§ **TASK BRIEF**
Exactly the lines from the start of the data below through the line that contains "from matplotlib.patches import" are to be copied, with pictures left out.

§ **Figure scripts**
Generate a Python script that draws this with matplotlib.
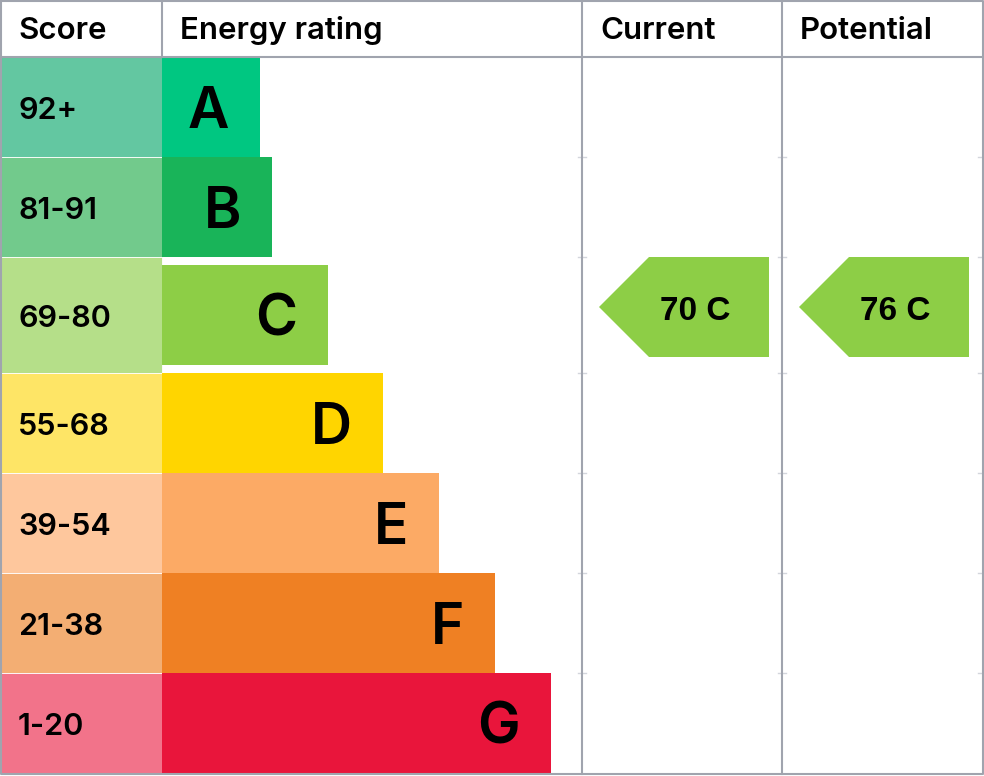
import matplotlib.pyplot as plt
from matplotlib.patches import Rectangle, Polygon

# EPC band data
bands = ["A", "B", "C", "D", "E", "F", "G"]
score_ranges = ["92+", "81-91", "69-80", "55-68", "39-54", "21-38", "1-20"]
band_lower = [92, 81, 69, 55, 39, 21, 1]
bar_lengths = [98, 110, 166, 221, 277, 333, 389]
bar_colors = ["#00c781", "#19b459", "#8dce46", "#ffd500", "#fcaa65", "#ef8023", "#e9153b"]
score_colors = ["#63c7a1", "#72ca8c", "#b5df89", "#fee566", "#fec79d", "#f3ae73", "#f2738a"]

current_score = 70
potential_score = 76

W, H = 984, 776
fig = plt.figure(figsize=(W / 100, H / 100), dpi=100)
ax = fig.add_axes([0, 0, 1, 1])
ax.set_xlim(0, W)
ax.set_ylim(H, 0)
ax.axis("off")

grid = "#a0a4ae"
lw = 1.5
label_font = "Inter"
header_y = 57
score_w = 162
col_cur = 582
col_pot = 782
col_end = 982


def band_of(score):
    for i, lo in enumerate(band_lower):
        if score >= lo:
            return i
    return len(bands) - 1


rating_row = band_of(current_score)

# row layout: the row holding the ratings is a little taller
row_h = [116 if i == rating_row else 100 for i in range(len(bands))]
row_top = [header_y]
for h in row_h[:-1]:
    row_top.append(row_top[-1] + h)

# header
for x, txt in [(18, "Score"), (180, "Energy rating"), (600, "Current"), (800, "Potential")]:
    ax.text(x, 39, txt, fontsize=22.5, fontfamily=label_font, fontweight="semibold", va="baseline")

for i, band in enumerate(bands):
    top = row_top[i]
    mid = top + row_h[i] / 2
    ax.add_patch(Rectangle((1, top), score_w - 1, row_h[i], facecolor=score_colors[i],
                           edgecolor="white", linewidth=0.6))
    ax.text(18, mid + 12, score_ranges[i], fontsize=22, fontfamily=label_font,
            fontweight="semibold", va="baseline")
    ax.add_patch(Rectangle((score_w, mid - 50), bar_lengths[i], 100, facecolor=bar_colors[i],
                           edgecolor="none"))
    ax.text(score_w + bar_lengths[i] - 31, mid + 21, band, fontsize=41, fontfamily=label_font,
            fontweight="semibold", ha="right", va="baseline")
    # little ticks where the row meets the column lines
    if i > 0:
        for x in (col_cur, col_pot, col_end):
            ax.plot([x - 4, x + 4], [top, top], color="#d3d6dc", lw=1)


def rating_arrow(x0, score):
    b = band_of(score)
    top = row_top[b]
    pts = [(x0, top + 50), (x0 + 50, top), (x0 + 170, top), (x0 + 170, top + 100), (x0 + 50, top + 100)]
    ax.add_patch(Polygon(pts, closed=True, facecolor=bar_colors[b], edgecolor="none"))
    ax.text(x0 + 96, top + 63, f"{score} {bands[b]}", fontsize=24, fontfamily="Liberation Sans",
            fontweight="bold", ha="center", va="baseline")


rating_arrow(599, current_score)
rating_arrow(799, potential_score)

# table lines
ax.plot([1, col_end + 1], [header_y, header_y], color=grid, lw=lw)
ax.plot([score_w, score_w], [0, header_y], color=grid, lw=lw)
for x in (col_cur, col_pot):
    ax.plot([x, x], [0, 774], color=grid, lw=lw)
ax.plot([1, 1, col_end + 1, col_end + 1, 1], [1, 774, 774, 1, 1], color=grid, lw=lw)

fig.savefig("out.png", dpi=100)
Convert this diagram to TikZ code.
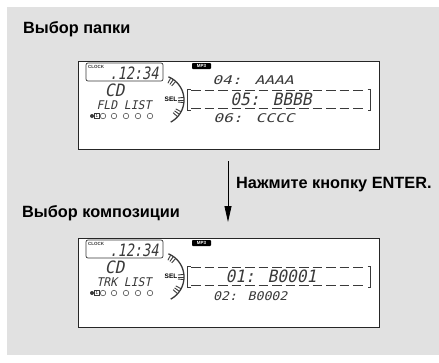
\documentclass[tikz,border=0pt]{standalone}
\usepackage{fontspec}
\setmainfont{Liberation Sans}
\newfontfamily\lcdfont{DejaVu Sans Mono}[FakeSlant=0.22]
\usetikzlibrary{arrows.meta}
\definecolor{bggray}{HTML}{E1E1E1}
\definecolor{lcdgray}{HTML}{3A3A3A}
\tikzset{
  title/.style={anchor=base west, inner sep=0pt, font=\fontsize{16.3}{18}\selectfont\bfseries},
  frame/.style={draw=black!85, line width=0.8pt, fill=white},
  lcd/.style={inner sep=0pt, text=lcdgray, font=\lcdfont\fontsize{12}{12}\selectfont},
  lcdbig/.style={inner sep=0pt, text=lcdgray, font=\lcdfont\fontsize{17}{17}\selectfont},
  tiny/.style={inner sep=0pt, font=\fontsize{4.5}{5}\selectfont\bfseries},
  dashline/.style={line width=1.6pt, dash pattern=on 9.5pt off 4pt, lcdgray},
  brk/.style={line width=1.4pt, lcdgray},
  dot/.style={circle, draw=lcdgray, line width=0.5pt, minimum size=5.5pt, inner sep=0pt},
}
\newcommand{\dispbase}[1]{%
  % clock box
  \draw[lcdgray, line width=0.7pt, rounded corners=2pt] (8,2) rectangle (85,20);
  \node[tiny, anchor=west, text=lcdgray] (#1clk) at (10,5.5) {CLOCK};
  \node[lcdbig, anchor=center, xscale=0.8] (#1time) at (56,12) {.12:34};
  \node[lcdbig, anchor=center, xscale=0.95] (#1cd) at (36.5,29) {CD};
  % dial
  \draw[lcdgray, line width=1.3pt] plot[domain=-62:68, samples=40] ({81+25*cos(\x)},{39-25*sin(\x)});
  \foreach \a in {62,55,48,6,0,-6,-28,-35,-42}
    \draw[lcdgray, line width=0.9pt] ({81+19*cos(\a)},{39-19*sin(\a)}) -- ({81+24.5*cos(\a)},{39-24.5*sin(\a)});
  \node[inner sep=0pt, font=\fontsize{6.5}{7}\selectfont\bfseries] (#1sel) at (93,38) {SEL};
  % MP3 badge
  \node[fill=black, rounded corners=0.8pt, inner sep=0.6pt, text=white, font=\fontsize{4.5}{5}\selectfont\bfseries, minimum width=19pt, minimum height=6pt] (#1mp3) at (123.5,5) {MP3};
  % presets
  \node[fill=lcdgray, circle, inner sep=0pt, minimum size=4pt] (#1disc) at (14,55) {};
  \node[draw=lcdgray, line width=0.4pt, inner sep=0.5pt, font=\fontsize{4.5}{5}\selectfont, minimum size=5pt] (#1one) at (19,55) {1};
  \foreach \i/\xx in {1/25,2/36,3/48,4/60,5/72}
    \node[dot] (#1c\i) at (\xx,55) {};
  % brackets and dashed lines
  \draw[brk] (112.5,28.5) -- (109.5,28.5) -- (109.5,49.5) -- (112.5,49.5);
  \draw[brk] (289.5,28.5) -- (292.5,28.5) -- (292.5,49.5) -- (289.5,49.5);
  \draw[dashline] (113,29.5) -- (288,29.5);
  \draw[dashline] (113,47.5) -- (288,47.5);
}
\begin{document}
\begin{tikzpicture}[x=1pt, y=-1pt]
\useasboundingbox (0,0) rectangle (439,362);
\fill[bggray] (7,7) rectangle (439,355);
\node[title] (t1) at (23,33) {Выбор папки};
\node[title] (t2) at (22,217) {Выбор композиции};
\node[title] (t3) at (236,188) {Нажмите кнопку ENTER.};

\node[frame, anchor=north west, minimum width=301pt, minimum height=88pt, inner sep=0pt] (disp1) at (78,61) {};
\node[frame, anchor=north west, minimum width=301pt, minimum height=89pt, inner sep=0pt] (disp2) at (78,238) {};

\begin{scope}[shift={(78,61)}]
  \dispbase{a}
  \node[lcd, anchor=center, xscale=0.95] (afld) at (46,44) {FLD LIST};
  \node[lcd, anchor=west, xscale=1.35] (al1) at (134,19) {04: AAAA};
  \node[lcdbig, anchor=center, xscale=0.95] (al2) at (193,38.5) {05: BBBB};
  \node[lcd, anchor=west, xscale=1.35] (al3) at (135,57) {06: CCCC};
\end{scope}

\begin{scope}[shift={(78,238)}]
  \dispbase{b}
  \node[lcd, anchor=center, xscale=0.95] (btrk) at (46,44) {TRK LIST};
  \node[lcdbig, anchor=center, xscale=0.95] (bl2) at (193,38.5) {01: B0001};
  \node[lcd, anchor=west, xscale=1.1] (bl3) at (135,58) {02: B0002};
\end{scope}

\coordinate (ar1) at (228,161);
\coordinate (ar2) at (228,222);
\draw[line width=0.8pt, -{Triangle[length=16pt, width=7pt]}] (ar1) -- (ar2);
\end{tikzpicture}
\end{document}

§ **RESULT BELOW**
Generate a Python script that draws this with matplotlib.
import matplotlib.pyplot as plt
from matplotlib.patches import Rectangle, Polygon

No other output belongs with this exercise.